Uma noite destas, ao rever Ana e as Suas Irmãs (Woody Allen, 1986), apercebi-me, surpreendido, da presença na história de Richard Jenkins que, durante os dez segundos de um telefonema, encarna o papel de um dos numerosos médicos que a neurótica personagem desempenhada por Allen consulta. Ana e as Suas Irmãs deverá ter sido, há 33 anos, um dos primeiros filmes em que participou como quase figurante e até, em 2008, lhe ser dado o papel principal em O Visitante. Mas como é do conhecimento geral, Allen é especialista em descobrir novos talentos e gente como Meryl Streep ou Sigourney Weaver passaram igualmente pelo crivo de meros segundos na tela de Woody Allen, pelo que Richard Jenkins fica em muito boa companhia.
Quanto à sua presença em Mumbai naquela tarde de Novembro, compreendi mais tarde ser Jenkins um visitante frequente da Índia, país com quem mantém uma relação especial e onde, aliás, participou como actor no desgraçadamente mau Comer, Orar e Amar (2010), filmado no país e adornado pelos constantes esgares e flexões labiais de Julia Roberts. 
Richard Jenkins em Mumbai (© fotografia de pedro serrano, Mumbai 2018).

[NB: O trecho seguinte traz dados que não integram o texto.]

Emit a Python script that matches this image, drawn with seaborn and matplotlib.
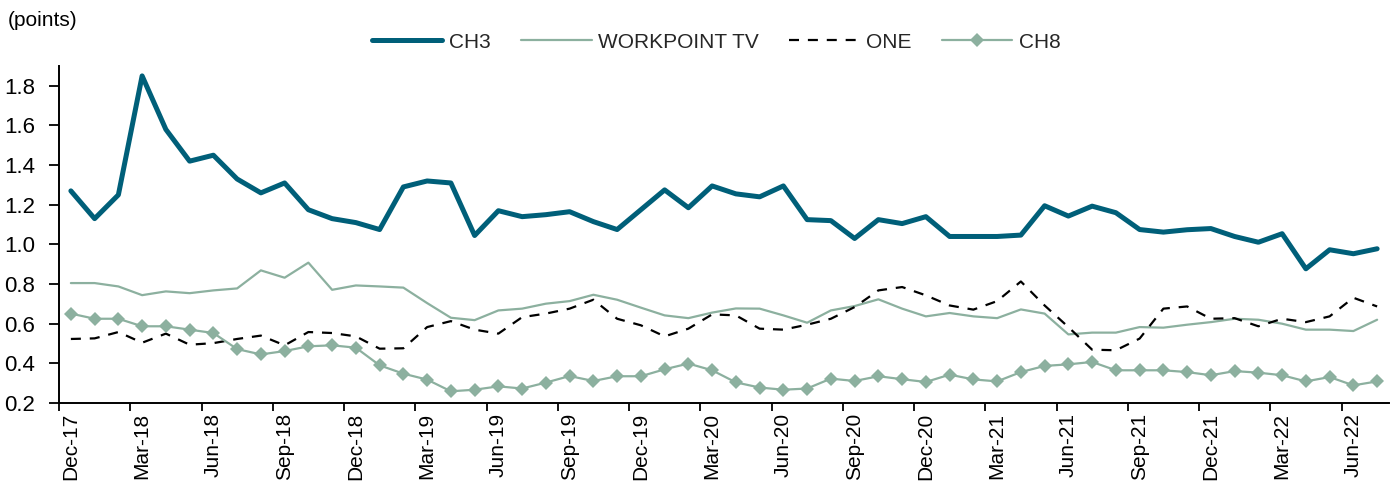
import matplotlib
matplotlib.use("Agg")
import matplotlib.pyplot as plt
import seaborn as sns
import pandas as pd
import numpy as np
from matplotlib.ticker import FixedLocator, NullFormatter

# ---- data (monthly, Dec-17 .. Jul-22) ----
months = pd.date_range("2017-12-01", periods=56, freq="MS").strftime("%b-%y").tolist()

ch3 = [1.27, 1.13, 1.25, 1.85, 1.58, 1.42, 1.45, 1.33, 1.26, 1.31,
       1.175, 1.13, 1.11, 1.075, 1.29, 1.32, 1.31, 1.045, 1.17, 1.14,
       1.15, 1.165, 1.115, 1.075, 1.175, 1.275, 1.185, 1.295, 1.255, 1.24,
       1.295, 1.125, 1.12, 1.03, 1.125, 1.105, 1.14, 1.04, 1.04, 1.04,
       1.047, 1.195, 1.143, 1.193, 1.16, 1.075, 1.062, 1.074, 1.08, 1.04,
       1.011, 1.054, 0.877, 0.973, 0.953, 0.978]

workpoint = [0.805, 0.805, 0.788, 0.744, 0.763, 0.754, 0.768, 0.778, 0.869, 0.832,
             0.908, 0.771, 0.793, 0.788, 0.782, 0.704, 0.63, 0.618, 0.667, 0.676,
             0.701, 0.714, 0.746, 0.721, 0.681, 0.642, 0.628, 0.656, 0.677, 0.676,
             0.642, 0.605, 0.667, 0.689, 0.723, 0.676, 0.637, 0.654, 0.637, 0.628,
             0.672, 0.651, 0.546, 0.555, 0.555, 0.583, 0.58, 0.595, 0.608, 0.625,
             0.62, 0.6, 0.57, 0.57, 0.563, 0.62]

one = [0.523, 0.526, 0.558, 0.504, 0.55, 0.494, 0.502, 0.523, 0.54, 0.491,
       0.558, 0.553, 0.536, 0.474, 0.476, 0.583, 0.613, 0.57, 0.55, 0.633,
       0.651, 0.676, 0.721, 0.625, 0.592, 0.536, 0.575, 0.647, 0.642, 0.575,
       0.57, 0.595, 0.625, 0.684, 0.768, 0.785, 0.743, 0.692, 0.671, 0.714,
       0.813, 0.692, 0.583, 0.469, 0.466, 0.525, 0.676, 0.687, 0.625, 0.628,
       0.587, 0.625, 0.608, 0.637, 0.731, 0.687]

ch8 = [0.651, 0.625, 0.625, 0.587, 0.587, 0.57, 0.553, 0.472, 0.445, 0.462,
       0.486, 0.491, 0.479, 0.39, 0.348, 0.318, 0.259, 0.267, 0.284, 0.273,
       0.303, 0.336, 0.311, 0.335, 0.335, 0.37, 0.399, 0.365, 0.304, 0.278,
       0.267, 0.273, 0.323, 0.311, 0.335, 0.32, 0.306, 0.343, 0.319, 0.309,
       0.356, 0.387, 0.395, 0.407, 0.365, 0.365, 0.365, 0.356, 0.34, 0.361,
       0.353, 0.34, 0.309, 0.331, 0.289, 0.309]

y_ticks = [0.2, 0.4, 0.6, 0.8, 1.0, 1.2, 1.4, 1.6, 1.8]

df = pd.DataFrame({"pos": np.arange(len(months)), "month": months,
                   "CH3": ch3, "WORKPOINT TV": workpoint, "ONE": one, "CH8": ch8})

# ---- style ----
sns.set_theme(style="white")
plt.rcParams["font.family"] = ["Liberation Sans", "DejaVu Sans"]
FS = 15

fig = plt.figure(figsize=(13.95, 4.84), dpi=100)
ax = fig.add_axes([59 / 1395, 1 - 403 / 484, (1389 - 59) / 1395, (403 - 66) / 484])

teal = "#005F79"
sage = "#8CB09F"

sns.lineplot(data=df, x="pos", y="WORKPOINT TV", ax=ax, color=sage, lw=1.6,
             label="WORKPOINT TV", zorder=2)
sns.lineplot(data=df, x="pos", y="ONE", ax=ax, color="black", lw=1.6,
             label="ONE", zorder=3)
sns.lineplot(data=df, x="pos", y="CH8", ax=ax, color=sage, lw=1.6, marker="D",
             markersize=7, markeredgewidth=0, label="CH8", zorder=4)
sns.lineplot(data=df, x="pos", y="CH3", ax=ax, color=teal, lw=3.6,
             label="CH3", zorder=5)

lines = {ln.get_label(): ln for ln in ax.get_lines()}
lines["ONE"].set_linestyle((0, (4.5, 4)))
lines["CH3"].set_solid_capstyle("round")

ax.set_xlim(-0.5, len(months) - 0.5)
ax.set_ylim(0.2, 1.9)
ax.set_xlabel("")
ax.set_ylabel("")

# y axis
ax.set_yticks(y_ticks)
ax.set_yticklabels([f"{v:.1f}" for v in y_ticks], fontsize=16, color="black")
ax.tick_params(axis="y", direction="out", length=7, width=1.3, color="black", pad=10, left=True)

# x axis: labels at every 3rd category, tick marks at category boundaries
lab_pos = list(range(0, len(months), 3))
ax.xaxis.set_major_locator(FixedLocator(lab_pos))
ax.set_xticklabels([months[i] for i in lab_pos], rotation=90, fontsize=FS, color="black")
ax.xaxis.set_minor_locator(FixedLocator([i - 0.5 for i in lab_pos]))
ax.xaxis.set_minor_formatter(NullFormatter())
ax.tick_params(axis="x", which="major", length=0, pad=7, bottom=True)
ax.tick_params(axis="x", which="minor", direction="out", length=6, width=1.3, color="black", bottom=True)

for s in ["top", "right"]:
    ax.spines[s].set_visible(False)
for s in ["left", "bottom"]:
    ax.spines[s].set_color("black")
    ax.spines[s].set_linewidth(1.4)
ax.grid(False)

# legend
ax.get_legend().remove()
order = ["CH3", "WORKPOINT TV", "ONE", "CH8"]
fig.legend([lines[k] for k in order], order, loc="center",
           bbox_to_anchor=(716 / 1395, 1 - 42 / 484), ncol=4, frameon=False,
           fontsize=FS, handlelength=3.4, handletextpad=0.3, columnspacing=1.45)

fig.text(8 / 1395, 1 - 20 / 484, "(points)", fontsize=FS, ha="left", va="center", color="black")

fig.savefig("out.png", dpi=100)
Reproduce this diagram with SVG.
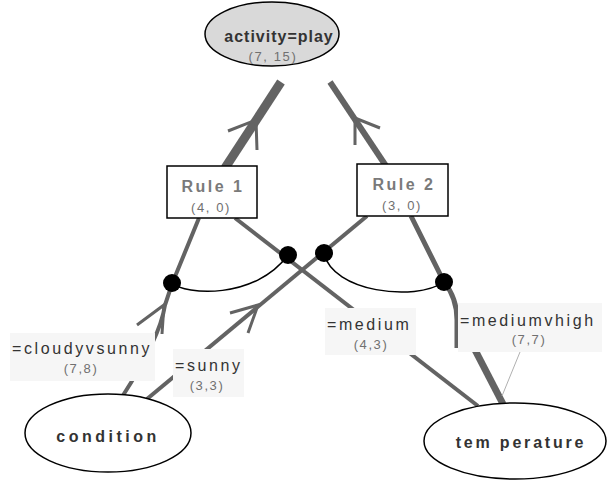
<svg xmlns="http://www.w3.org/2000/svg" width="608" height="481" viewBox="0 0 608 481">
<style>
.edge{fill:none;stroke:#636363}
.chev{fill:none;stroke:#636363;stroke-width:3}
.arc{fill:none;stroke:#000;stroke-width:1.5}
.dot{fill:#000}
.lbl{fill:#f6f6f6}
.lead{stroke:#b0b0b0;stroke-width:1}
.ell{fill:#fff;stroke:#000;stroke-width:1.5}
.box{fill:#fff;stroke:#000;stroke-width:1.5}
text{font-family:"Liberation Sans",Arial,sans-serif;text-anchor:middle}
.tn{font-weight:bold;font-size:16px;fill:#333;letter-spacing:3px}
.tr{font-weight:bold;font-size:16px;fill:#7a7a7a;letter-spacing:2.5px}
.tc{font-size:13px;fill:#707070;letter-spacing:1.6px}
.tl{font-size:16px;fill:#333;letter-spacing:2.6px;text-anchor:start}
</style>
<g id="connectors">
<path class="edge" stroke-width="9" d="M225,168 L281,82"/>
<path class="chev" d="M228,131 L256,120 L257,150"/>
<path class="edge" stroke-width="6" d="M386,166 L330,82"/>
<path class="chev" d="M355,145 L355,118 L380,128"/>
<path class="edge" stroke-width="4" d="M122,397 Q160,338 165,305 L172,284 L199,218"/>
<path class="chev" d="M137,325 L164,305 L162,334"/>
<path class="edge" stroke-width="4" d="M147,399 L367,216"/>
<path class="chev" d="M230,313 L258,305 L248,333"/>
<path class="edge" stroke-width="4" d="M235,218 L478,406"/>
<path class="edge" stroke-width="5" d="M411,216 L444,282 Q457,298 457,320 L457,348"/>
<path class="edge" stroke-width="7" d="M474,348 L503,404"/>
<path class="arc" d="M172,283 C185,295 255,300 288,255"/>
<path class="arc" d="M324,253 C332,292 415,302 444,282"/>
<circle class="dot" cx="172" cy="283" r="9"/>
<circle class="dot" cx="288" cy="255" r="9"/>
<circle class="dot" cx="324" cy="253" r="9"/>
<circle class="dot" cx="444" cy="282" r="9"/>
<line class="lead" x1="520" y1="352" x2="502" y2="396"/>
<g id="label-cloudyvsunny">
<rect class="lbl" x="10" y="333" width="145" height="48"/>
<text class="tl" x="12" y="354">=cloudyvsunny</text>
<text class="tc" x="81" y="373">(7,8)</text>
</g>
<g id="label-sunny">
<rect class="lbl" x="173" y="349" width="71" height="48"/>
<text class="tl" x="175" y="371">=sunny</text>
<text class="tc" x="207" y="390">(3,3)</text>
</g>
<g id="label-medium">
<rect class="lbl" x="325" y="308" width="91" height="47"/>
<text class="tl" x="327" y="330">=medium</text>
<text class="tc" x="371" y="349">(4,3)</text>
</g>
<g id="label-mediumvhigh">
<rect class="lbl" x="458" y="303" width="144" height="49"/>
<text class="tl" x="460" y="326">=mediumvhigh</text>
<text class="tc" x="529" y="344">(7,7)</text>
</g>
</g>
<g id="node-activity">
<ellipse class="ell" cx="272" cy="34" rx="67" ry="32" style="fill:#d9d9d9"/>
<text class="tn" x="279" y="42" style="letter-spacing:1px">activity=play</text>
<text class="tc" x="273" y="61">(7, 15)</text>
</g>
<g id="node-rule1">
<rect class="box" x="167" y="166" width="90" height="52"/>
<text class="tr" x="213" y="192">Rule 1</text>
<text class="tc" x="211" y="212">(4, 0)</text>
</g>
<g id="node-rule2">
<rect class="box" x="357" y="164" width="91" height="52"/>
<text class="tr" x="404" y="190">Rule 2</text>
<text class="tc" x="402" y="210">(3, 0)</text>
</g>
<g id="node-condition">
<ellipse class="ell" cx="108" cy="433" rx="83" ry="39"/>
<text class="tn" x="108" y="442" style="letter-spacing:3.5px">condition</text>
</g>
<g id="node-temperature">
<ellipse class="ell" cx="515" cy="441" rx="91" ry="38"/>
<text class="tn" x="521" y="448" style="letter-spacing:2.8px">tem perature</text>
</g>
</svg>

Após beber a sua cerveja, Mr. Richard Jenkins, na companhia dos três indianos que estavam sentados com ele, saiu, enfiou na cabeça um boné de basebol e tentou passar despercebido na Shahid Bhagat Singh Road, a avenida onde fica o Leopold, tarefa difícil para quem, mesmo que o talento não sobressaia, tem mais de um metro e oitenta e cinco de altura.